Task instructions
In the listing below, locate the lines bearing the word "diagram". Copy every one of them.

── Records shown

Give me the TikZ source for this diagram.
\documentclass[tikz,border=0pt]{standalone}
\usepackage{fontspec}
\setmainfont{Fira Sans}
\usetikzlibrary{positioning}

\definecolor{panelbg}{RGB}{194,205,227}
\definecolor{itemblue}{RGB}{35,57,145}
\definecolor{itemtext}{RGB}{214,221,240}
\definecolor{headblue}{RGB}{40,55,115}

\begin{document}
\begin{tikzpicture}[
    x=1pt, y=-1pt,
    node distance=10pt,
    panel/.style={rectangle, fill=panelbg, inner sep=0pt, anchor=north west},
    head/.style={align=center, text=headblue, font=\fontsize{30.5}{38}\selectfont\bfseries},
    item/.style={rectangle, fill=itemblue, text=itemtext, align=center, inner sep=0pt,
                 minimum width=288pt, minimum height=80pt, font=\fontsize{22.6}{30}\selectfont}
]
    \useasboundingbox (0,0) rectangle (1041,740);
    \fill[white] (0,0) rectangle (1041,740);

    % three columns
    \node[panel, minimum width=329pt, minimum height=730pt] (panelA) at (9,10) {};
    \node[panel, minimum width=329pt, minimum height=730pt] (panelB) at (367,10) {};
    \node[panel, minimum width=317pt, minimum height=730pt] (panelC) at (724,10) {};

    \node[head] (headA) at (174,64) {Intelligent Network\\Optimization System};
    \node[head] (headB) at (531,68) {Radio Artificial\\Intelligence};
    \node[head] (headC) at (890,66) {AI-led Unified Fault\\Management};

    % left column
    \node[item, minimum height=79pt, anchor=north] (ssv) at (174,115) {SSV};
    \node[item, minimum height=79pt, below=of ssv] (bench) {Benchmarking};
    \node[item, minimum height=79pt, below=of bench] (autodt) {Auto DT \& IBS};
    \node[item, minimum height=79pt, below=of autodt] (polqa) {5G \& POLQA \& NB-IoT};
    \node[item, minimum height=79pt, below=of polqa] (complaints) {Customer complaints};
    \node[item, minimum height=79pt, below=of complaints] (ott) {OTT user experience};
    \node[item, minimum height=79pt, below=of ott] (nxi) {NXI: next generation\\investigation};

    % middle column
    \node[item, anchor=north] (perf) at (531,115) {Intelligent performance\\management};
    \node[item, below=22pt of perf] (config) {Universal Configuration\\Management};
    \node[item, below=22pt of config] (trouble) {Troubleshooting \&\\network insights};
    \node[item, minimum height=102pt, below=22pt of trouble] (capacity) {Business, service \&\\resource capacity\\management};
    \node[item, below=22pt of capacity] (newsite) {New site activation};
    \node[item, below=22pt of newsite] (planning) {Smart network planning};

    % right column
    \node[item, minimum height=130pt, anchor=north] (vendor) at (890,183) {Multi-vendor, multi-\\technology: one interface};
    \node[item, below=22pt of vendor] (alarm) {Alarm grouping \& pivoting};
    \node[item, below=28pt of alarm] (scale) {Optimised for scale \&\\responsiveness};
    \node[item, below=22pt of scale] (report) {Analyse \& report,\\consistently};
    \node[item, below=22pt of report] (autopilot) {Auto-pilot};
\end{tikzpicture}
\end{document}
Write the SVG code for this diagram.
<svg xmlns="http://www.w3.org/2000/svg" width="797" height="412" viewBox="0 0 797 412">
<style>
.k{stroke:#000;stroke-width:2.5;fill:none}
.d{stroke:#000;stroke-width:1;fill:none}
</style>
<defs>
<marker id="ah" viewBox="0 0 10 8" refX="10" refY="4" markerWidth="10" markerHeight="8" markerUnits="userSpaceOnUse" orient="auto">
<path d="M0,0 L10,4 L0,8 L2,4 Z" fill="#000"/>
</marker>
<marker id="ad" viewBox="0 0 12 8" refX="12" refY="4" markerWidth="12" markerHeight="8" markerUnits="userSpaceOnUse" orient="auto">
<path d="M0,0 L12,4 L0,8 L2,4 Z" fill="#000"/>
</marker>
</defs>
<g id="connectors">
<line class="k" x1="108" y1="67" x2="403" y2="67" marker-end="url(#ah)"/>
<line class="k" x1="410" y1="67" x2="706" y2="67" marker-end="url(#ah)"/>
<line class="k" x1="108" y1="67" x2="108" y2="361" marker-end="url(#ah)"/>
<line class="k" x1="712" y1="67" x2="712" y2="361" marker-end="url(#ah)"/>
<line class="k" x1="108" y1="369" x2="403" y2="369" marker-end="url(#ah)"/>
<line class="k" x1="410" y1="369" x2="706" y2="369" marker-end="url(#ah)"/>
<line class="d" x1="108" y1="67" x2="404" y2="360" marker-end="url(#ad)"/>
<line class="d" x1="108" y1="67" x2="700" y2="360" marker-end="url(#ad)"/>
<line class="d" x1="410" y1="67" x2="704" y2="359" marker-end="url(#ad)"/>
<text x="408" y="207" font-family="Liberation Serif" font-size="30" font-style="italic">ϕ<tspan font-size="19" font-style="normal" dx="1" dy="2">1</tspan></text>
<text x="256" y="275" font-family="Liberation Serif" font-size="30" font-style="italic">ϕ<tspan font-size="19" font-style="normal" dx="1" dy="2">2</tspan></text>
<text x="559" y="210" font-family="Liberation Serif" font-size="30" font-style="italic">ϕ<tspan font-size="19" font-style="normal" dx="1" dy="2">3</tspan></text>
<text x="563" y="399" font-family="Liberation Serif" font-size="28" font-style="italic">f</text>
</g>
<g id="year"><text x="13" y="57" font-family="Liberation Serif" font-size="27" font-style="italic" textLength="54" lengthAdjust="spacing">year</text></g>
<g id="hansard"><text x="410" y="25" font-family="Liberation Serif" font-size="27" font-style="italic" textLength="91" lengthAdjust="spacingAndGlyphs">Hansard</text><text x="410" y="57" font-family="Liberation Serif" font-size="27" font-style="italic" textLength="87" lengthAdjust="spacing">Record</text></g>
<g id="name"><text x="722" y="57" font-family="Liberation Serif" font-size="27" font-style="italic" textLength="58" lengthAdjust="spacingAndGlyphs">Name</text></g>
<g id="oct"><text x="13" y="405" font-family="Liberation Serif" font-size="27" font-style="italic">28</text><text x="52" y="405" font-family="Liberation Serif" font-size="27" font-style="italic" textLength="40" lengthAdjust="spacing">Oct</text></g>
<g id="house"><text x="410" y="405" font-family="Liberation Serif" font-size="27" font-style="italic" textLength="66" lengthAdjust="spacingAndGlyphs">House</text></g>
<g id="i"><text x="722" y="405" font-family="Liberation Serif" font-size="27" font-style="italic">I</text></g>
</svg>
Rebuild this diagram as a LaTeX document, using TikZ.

────

Full solution
Give me the TikZ source for this diagram.
Write the SVG code for this diagram.
Rebuild this diagram as a LaTeX document, using TikZ.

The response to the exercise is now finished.